If this does make you feel good, send Brad a message of support, he deserves a bit of love  for all his effort.


Bev Bailey said...

Great news indeed. As a long term visitor (sometime resident) of Mallorca for the last 45 years, I didn't know about any of this. But I do now, and will have much pleasure in sharing it around my friends there in the hope that Brad and Bea will get some more support from on their doorstep. It's also a story to inspire all those who continue to scrabble around under the sofa cushions looking for lost pennies to pay for the next round of leaflets raising awareness of the many different marine conservation issues out there, or to go out to schools and hopefully influence the next generation, or all the other things that the 'doers' can actually do. Thank you, and the Lawrences!

Kosta said...

Hey David. I was chatting with Stefan Lawrence today and he mentioned your blog and the things Brad and Bea are doing. Really great stuff. I posted everything through my network.

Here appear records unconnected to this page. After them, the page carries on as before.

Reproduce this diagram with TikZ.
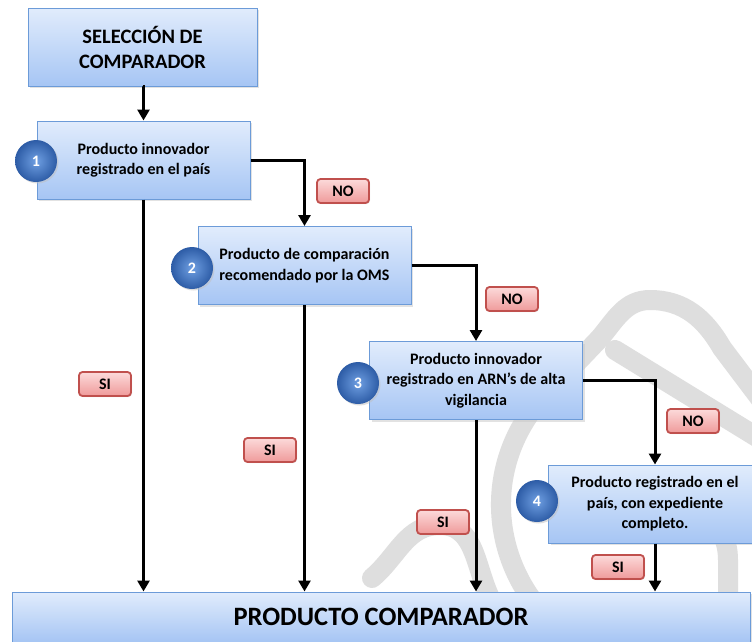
\documentclass[tikz,border=0pt]{standalone}
\usepackage{fontspec}
\setmainfont{Carlito}
\usetikzlibrary{arrows.meta,shadows}
\definecolor{boxtop}{HTML}{E1ECFC}
\definecolor{boxbot}{HTML}{A6C5F4}
\definecolor{boxline}{HTML}{6C9BD8}
\definecolor{lbltop}{HTML}{FCDADA}
\definecolor{lblbot}{HTML}{EF9A9A}
\definecolor{lblline}{HTML}{C0504D}
\definecolor{ballin}{HTML}{6F9FE2}
\definecolor{ballout}{HTML}{2D5CA6}
\definecolor{wm}{HTML}{DEDEDE}
\tikzset{
  box/.style={draw=boxline, line width=1pt, top color=boxtop, bottom color=boxbot,
    minimum width=213pt, minimum height=78pt, align=center, inner sep=0pt,
    font=\bfseries\fontsize{16}{20.5}\selectfont,
    drop shadow={shadow xshift=2pt,shadow yshift=-2pt,fill=black!22}},
  lbl/.style={draw=lblline, line width=1.8pt, rounded corners=3.5pt, top color=lbltop,
    bottom color=lblbot, minimum width=52pt, minimum height=24pt, inner sep=0pt,
    font=\bfseries\fontsize{16}{18}\selectfont,
    drop shadow={shadow xshift=1pt,shadow yshift=-1pt,fill=black!18}},
  ball/.style={circle, minimum size=42pt, inner sep=0pt, shading=radial,
    inner color=ballin, outer color=ballout, text=white,
    font=\bfseries\fontsize{16}{18}\selectfont,
    drop shadow={shadow xshift=1.5pt,shadow yshift=-1.5pt,fill=black!25}},
  arr/.style={line width=3pt, -{Triangle[width=12pt,length=11pt]}},
  wmark/.style={draw=wm, line width=20pt, line cap=round}
}
\begin{document}
\begin{tikzpicture}[x=1pt,y=-1pt]
\useasboundingbox (0,0) rectangle (752,641);
\clip (0,0) rectangle (752,641);
\fill[white] (0,0) rectangle (752,641);
% watermark
\draw[wmark] (540,610) .. controls (485,545) and (485,445) .. (560,380) -- (600,338)
  to[out=50,in=180] (650,300) to[out=0,in=120] (722,348) -- (765,405);
\draw[wmark] (615,350) -- (765,442);
\draw[wmark] (372,578) to[out=40,in=180] (440,525) to[out=0,in=125] (497,610);
\draw[wmark] (700,515) to[out=-20,in=90] (728,560) -- (728,610);
% boxes
\node[box, minimum width=229pt, font=\bfseries\fontsize{20.5}{25}\selectfont] (top) at (142.5,47) {SELECCIÓN DE\\COMPARADOR};
\node[box] (b1) at (143.5,160) {Producto innovador\\registrado en el país};
\node[box] (b2) at (304.5,265.5) {Producto de comparación\\recomendado por la OMS};
\node[box] (b3) at (476,380.5) {Producto innovador\\registrado en ARN's de alta\\vigilancia};
\node[box] (b4) at (655,504) {Producto registrado en el\\país, con expediente\\completo.};
\node[box, minimum width=738pt, minimum height=50pt, font=\bfseries\fontsize{26.5}{30}\selectfont] (bot) at (381,617) {PRODUCTO COMPARADOR};
% connectors
\draw[arr] (top.south) -- (top.south -| b1.north) -- (b1.north);
\draw[arr] (b1.east) -| (b2.north);
\draw[arr] (b2.east) -| (b3.north);
\draw[arr] (b3.east) -| (b4.north);
\draw[arr] (b1.south) -- (b1.south |- bot.north);
\draw[arr] (b2.south) -- (b2.south |- bot.north);
\draw[arr] (b3.south) -- (b3.south |- bot.north);
\draw[arr] (b4.south) -- (b4.south |- bot.north);
% balls
\node[ball] (n1) at (36,161) {1};
\node[ball] (n2) at (192,268) {2};
\node[ball] (n3) at (358,383) {3};
\node[ball] (n4) at (537,501) {4};
% labels
\node[lbl] (no1) at (343,191) {NO};
\node[lbl] (no2) at (512,299) {NO};
\node[lbl] (no3) at (693,421) {NO};
\node[lbl] (si1) at (105,384) {SI};
\node[lbl] (si2) at (270,450) {SI};
\node[lbl] (si3) at (443,522) {SI};
\node[lbl] (si4) at (618,567) {SI};
\end{tikzpicture}
\end{document}
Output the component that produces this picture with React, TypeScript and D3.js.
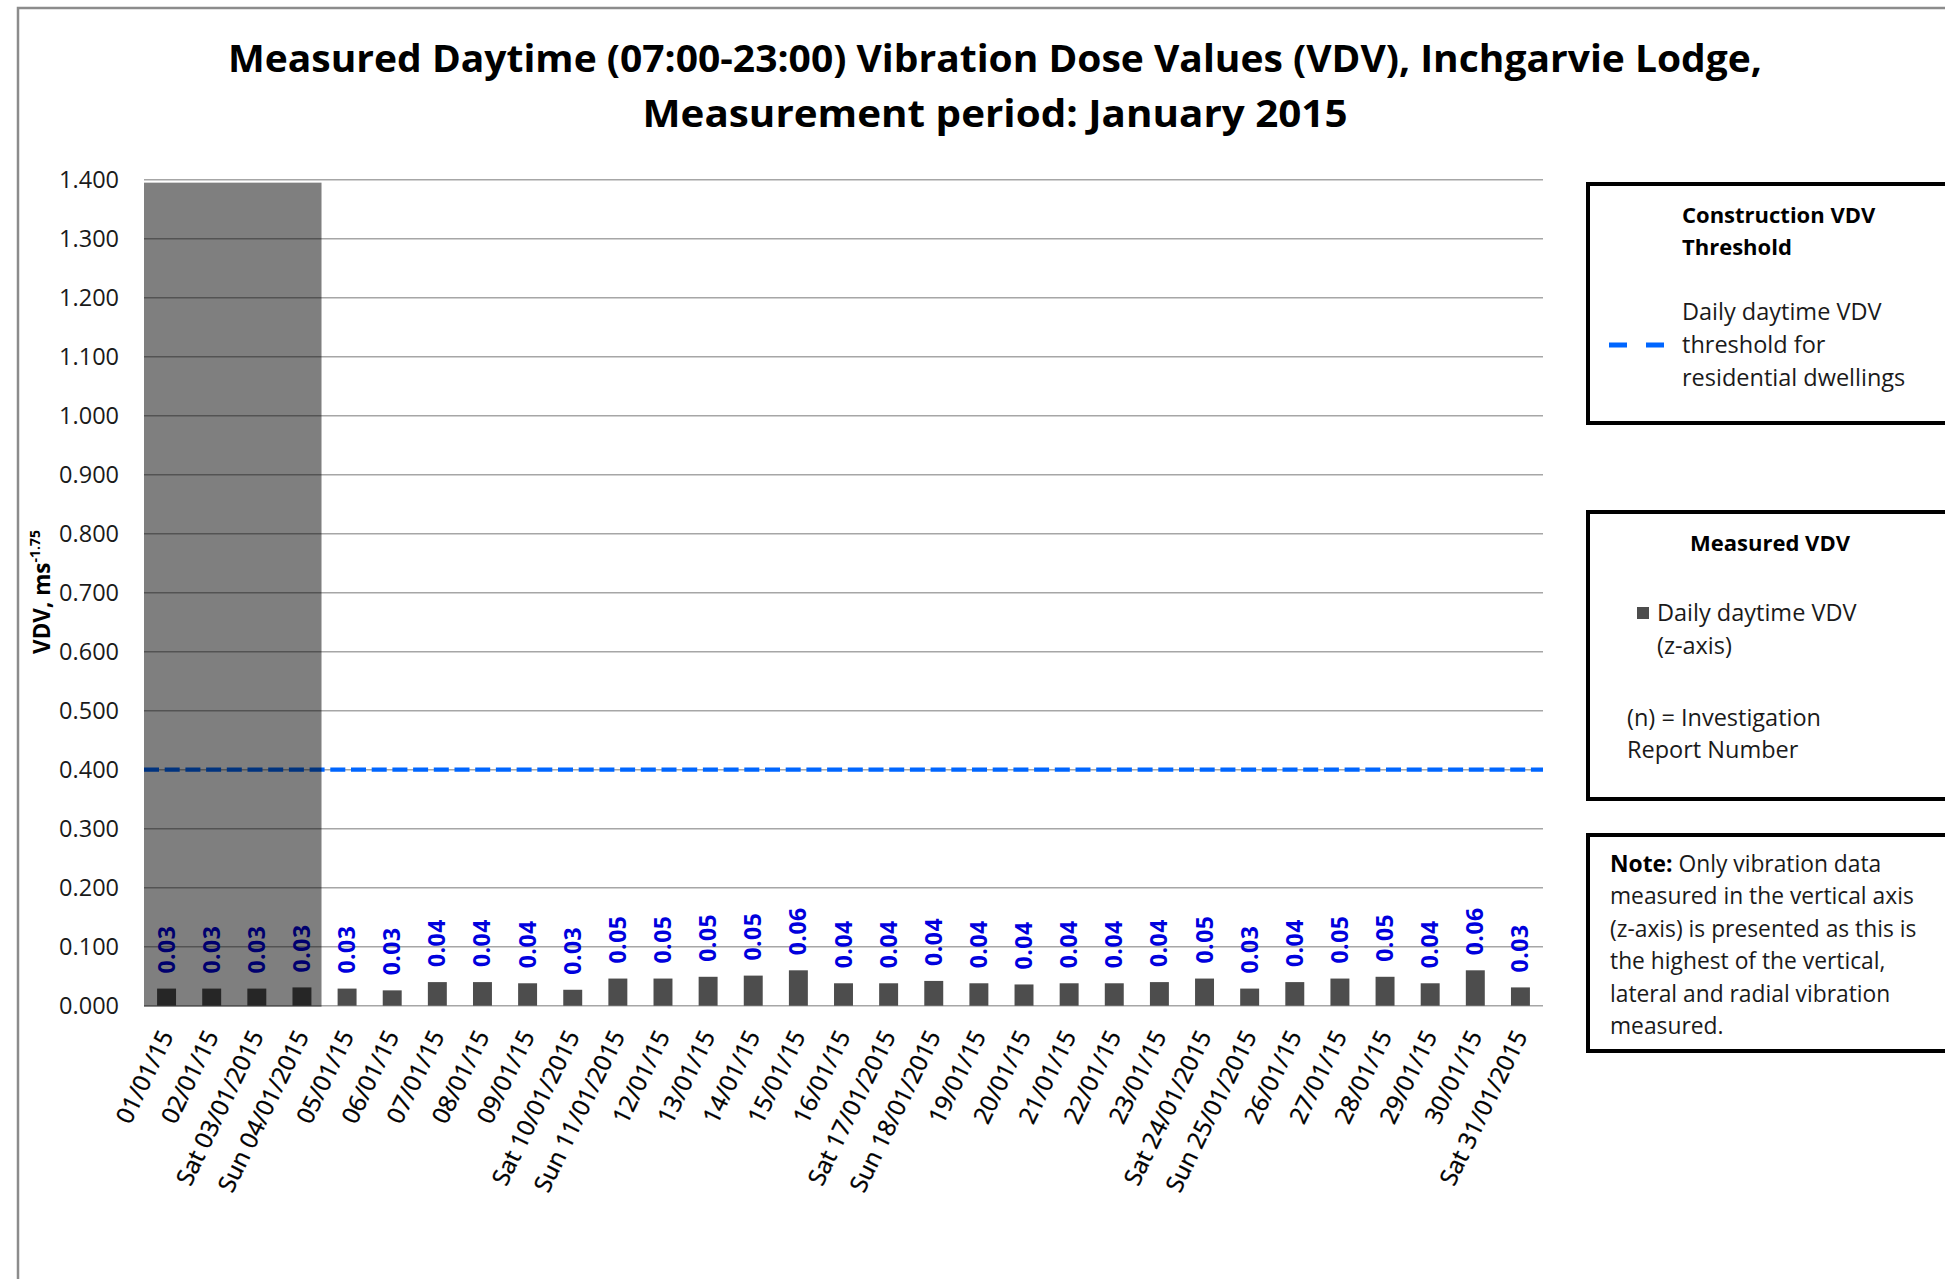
import React from "react";
import * as d3 from "d3";

const dates = [
  "01/01/15", "02/01/15", "Sat 03/01/2015", "Sun 04/01/2015", "05/01/15", "06/01/15",
  "07/01/15", "08/01/15", "09/01/15", "Sat 10/01/2015", "Sun 11/01/2015", "12/01/15",
  "13/01/15", "14/01/15", "15/01/15", "16/01/15", "Sat 17/01/2015", "Sun 18/01/2015",
  "19/01/15", "20/01/15", "21/01/15", "22/01/15", "23/01/15", "Sat 24/01/2015",
  "Sun 25/01/2015", "26/01/15", "27/01/15", "28/01/15", "29/01/15", "30/01/15", "Sat 31/01/2015",
];
const vdv = [
  0.029, 0.029, 0.029, 0.031, 0.029, 0.026, 0.040, 0.040, 0.038, 0.027, 0.046,
  0.046, 0.049, 0.051, 0.060, 0.038, 0.038, 0.042, 0.038, 0.036, 0.038, 0.038,
  0.040, 0.046, 0.029, 0.040, 0.046, 0.049, 0.038, 0.060, 0.031,
];
const shadedDates = ["01/01/15", "02/01/15", "Sat 03/01/2015", "Sun 04/01/2015"];
const shadedValue = 1.395;
const threshold = 0.4;
const yTicks = [0, 0.1, 0.2, 0.3, 0.4, 0.5, 0.6, 0.7, 0.8, 0.9, 1.0, 1.1, 1.2, 1.3, 1.4];

const titleLines = [
  "Measured Daytime (07:00-23:00) Vibration Dose Values (VDV), Inchgarvie Lodge,",
  "Measurement period: January 2015",
];
const legend1Title = ["Construction VDV", "Threshold"];
const legend1Text = ["Daily daytime VDV", "threshold for", "residential dwellings"];
const legend2Title = "Measured VDV";
const legend2Text = ["Daily daytime VDV", "(z-axis)"];
const legend2Note = ["(n) = Investigation", "Report Number"];
const noteLines = [
  "Only vibration data",
  "measured in the vertical axis",
  "(z-axis) is presented as this is",
  "the highest of the vertical,",
  "lateral and radial vibration",
  "measured.",
];

const W = 1945;
const H = 1279;
const FONT = "'Open Sans', 'DejaVu Sans', sans-serif";

export default function App() {
  const left = 144, right = 1543, top = 179.7, bottom = 1005.7;
  const x = d3.scaleBand<string>().domain(dates).range([left, right]).paddingInner(0.58).paddingOuter(0.29);
  const xs = d3.scaleBand<string>().domain(dates).range([left, right]).padding(0);
  const y = d3.scaleLinear().domain([0, 1.4]).range([bottom, top]);
  const fmtTick = d3.format(".3f");
  const fmtLab = d3.format(".2f");
  const bw = x.bandwidth();

  const sx0 = xs(shadedDates[0])!;
  const sx1 = xs(shadedDates[shadedDates.length - 1])! + xs.bandwidth() - 3;

  return (
    <svg width={W} height={H} style={{ position: "absolute", left: 0, top: 0, background: "#fff" }} fontFamily={FONT}>
      <rect x={0} y={0} width={W} height={H} fill="#fff" />
      <rect x={18} y={8} width={W + 50} height={H + 50} fill="none" stroke="#8c8c8c" strokeWidth={2.5} />

      {titleLines.map((t, i) => (
        <text key={i} x={995} y={i === 0 ? 72 : 127} textAnchor="middle" fontWeight="bold" fontSize={37}
          fill="#000" textLength={i === 0 ? 1534 : 705} lengthAdjust="spacingAndGlyphs">{t}</text>
      ))}

      {/* gridlines */}
      {yTicks.map((t) => (
        <line key={t} x1={left} x2={right} y1={y(t)} y2={y(t)} stroke="#a6a6a6" strokeWidth={1.6} />
      ))}
      {yTicks.map((t) => (
        <text key={"l" + t} x={119} y={y(t)} dy="0.35em" textAnchor="end" fontSize={23.5} fill="#1a1a1a">{fmtTick(t)}</text>
      ))}

      {/* y axis title */}
      <text transform={`translate(50,592) rotate(-90)`} textAnchor="middle" fontWeight="bold" fontSize={22.5} fill="#000">
        VDV, ms<tspan dy={-10} fontSize={14}>-1.75</tspan>
      </text>

      {/* bars */}
      {dates.map((d, i) => (
        <rect key={d} x={x(d)} y={y(vdv[i])} width={bw} height={y(0) - y(vdv[i])} fill="#4d4d4d" />
      ))}
      {/* labels */}
      {dates.map((d, i) => (
        <text key={"v" + d} transform={`translate(${x(d)! + bw / 2 + 8},${y(vdv[i]) - 15}) rotate(-90)`}
          fontSize={23} fontWeight="bold" fill="#0000dd" letterSpacing={0.5}>{fmtLab(vdv[i])}</text>
      ))}

      {/* threshold */}
      <line x1={left} x2={right} y1={y(threshold)} y2={y(threshold)} stroke="#0066ff" strokeWidth={4.3} strokeDasharray="15,5.7" />

      {/* shaded period */}
      <rect x={sx0} y={y(shadedValue)} width={sx1 - sx0} height={y(0) - y(shadedValue) + 1} fill="#000" fillOpacity={0.5} />

      {/* x labels */}
      {dates.map((d) => (
        <text key={"x" + d} transform={`translate(${x(d)! + bw / 2},1032) rotate(-64)`} textAnchor="end"
          dy="0.35em" fontSize={24} fill="#000" stroke="#000" strokeWidth={0.35}>{d}</text>
      ))}

      {/* legend 1 */}
      <rect x={1588} y={184} width={420} height={239} fill="#fff" stroke="#000" strokeWidth={4} />
      {legend1Title.map((t, i) => (
        <text key={t} x={1682} y={223 + i * 32} fontSize={22} fontWeight="bold" fill="#000">{t}</text>
      ))}
      {legend1Text.map((t, i) => (
        <text key={t} x={1682} y={320 + i * 33} fontSize={23.5} fill="#1a1a1a">{t}</text>
      ))}
      <line x1={1609} x2={1665} y1={345} y2={345} stroke="#0066ff" strokeWidth={5} strokeDasharray="18,19" />

      {/* legend 2 */}
      <rect x={1588} y={512} width={420} height={287} fill="#fff" stroke="#000" strokeWidth={4} />
      <text x={1770} y={551} textAnchor="middle" fontSize={22} fontWeight="bold" fill="#000">{legend2Title}</text>
      <rect x={1637} y={607} width={12} height={12} fill="#4d4d4d" />
      {legend2Text.map((t, i) => (
        <text key={t} x={1657} y={621 + i * 33} fontSize={23.5} fill="#1a1a1a">{t}</text>
      ))}
      {legend2Note.map((t, i) => (
        <text key={t} x={1627} y={726 + i * 32} fontSize={23.5} fill="#1a1a1a">{t}</text>
      ))}

      {/* note */}
      <rect x={1588} y={835} width={420} height={216} fill="#fff" stroke="#000" strokeWidth={4} />
      {noteLines.map((t, i) => (
        <text key={i} x={1610} y={872 + i * 32.4} fontSize={22.8} fill="#1a1a1a">
          {i === 0 ? <tspan fontWeight="bold" fill="#000">Note: </tspan> : null}
          {t}
        </text>
      ))}
    </svg>
  );
}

My lady and I are going to move on our sailboat IKOKO next year. Kind of leaving the office too :-). We are sailing down to Spain from the Netherlands as a first adventure and who knows where we are ending up... Anyways, congratulations on following your dreams, your blog and your passion. Keep up the good work. Kosta

OfficetoOcean said...

Thank you both for such supportive comments, it's great to know that the support is out there! Kind words and support genuinely mean an awful lot so thank you!